→ **EXERCISE REQUIREMENTS**
Find the word "this" in the material below and gather every line that contains it.

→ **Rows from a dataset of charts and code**
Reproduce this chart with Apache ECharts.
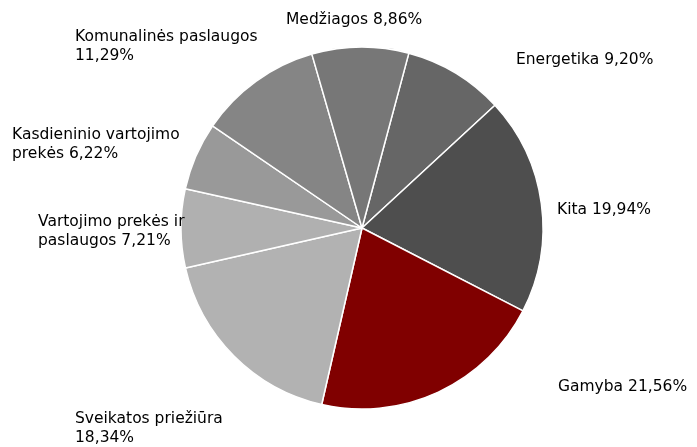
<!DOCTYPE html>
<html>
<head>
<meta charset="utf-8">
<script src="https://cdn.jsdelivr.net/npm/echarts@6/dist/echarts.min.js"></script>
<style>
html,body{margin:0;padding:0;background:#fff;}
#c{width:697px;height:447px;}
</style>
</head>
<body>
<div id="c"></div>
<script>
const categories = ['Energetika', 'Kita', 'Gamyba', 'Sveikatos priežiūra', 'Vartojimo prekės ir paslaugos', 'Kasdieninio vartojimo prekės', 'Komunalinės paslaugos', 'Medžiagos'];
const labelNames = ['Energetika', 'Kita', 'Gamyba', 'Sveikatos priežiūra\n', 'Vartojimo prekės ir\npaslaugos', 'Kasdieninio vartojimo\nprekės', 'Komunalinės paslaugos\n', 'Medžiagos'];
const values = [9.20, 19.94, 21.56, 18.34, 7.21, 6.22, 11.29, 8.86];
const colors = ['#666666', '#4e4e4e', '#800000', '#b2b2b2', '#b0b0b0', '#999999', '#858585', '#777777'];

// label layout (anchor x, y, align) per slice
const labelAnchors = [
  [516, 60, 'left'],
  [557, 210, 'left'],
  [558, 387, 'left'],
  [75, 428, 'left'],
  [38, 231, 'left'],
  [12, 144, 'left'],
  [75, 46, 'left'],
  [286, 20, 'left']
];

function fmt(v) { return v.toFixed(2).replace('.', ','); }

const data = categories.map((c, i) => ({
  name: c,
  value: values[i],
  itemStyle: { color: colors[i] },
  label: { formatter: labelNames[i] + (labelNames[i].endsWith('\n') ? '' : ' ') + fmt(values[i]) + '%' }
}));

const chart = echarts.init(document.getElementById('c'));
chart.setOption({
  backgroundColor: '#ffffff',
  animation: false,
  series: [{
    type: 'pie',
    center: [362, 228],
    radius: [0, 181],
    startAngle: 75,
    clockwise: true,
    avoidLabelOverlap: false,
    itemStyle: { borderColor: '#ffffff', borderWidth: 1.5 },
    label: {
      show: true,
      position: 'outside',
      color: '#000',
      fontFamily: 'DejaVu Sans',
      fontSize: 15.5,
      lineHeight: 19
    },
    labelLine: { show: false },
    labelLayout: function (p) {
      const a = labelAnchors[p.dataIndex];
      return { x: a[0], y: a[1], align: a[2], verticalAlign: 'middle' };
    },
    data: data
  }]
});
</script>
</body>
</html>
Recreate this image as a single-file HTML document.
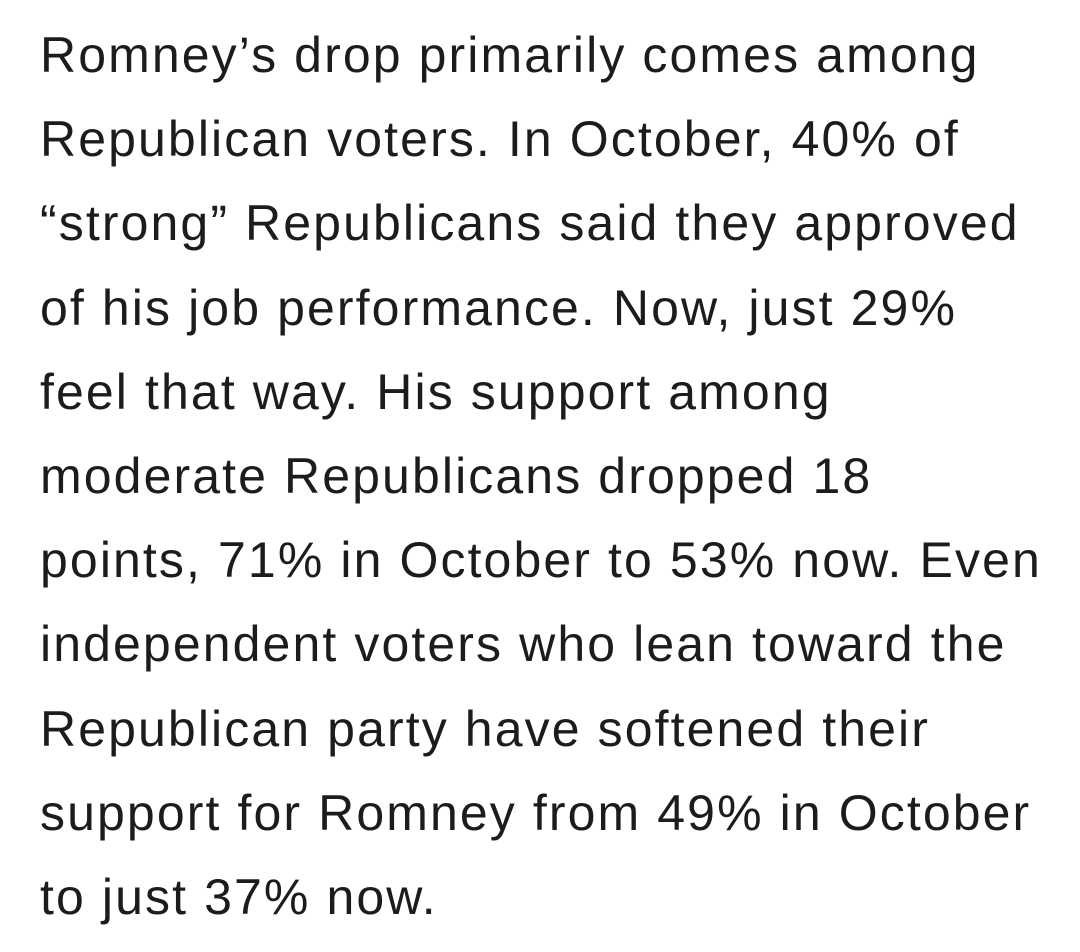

→ **OUTPUT BELOW**
Reproduce this chart with Apache ECharts.
Recreate this image as a single-file HTML document.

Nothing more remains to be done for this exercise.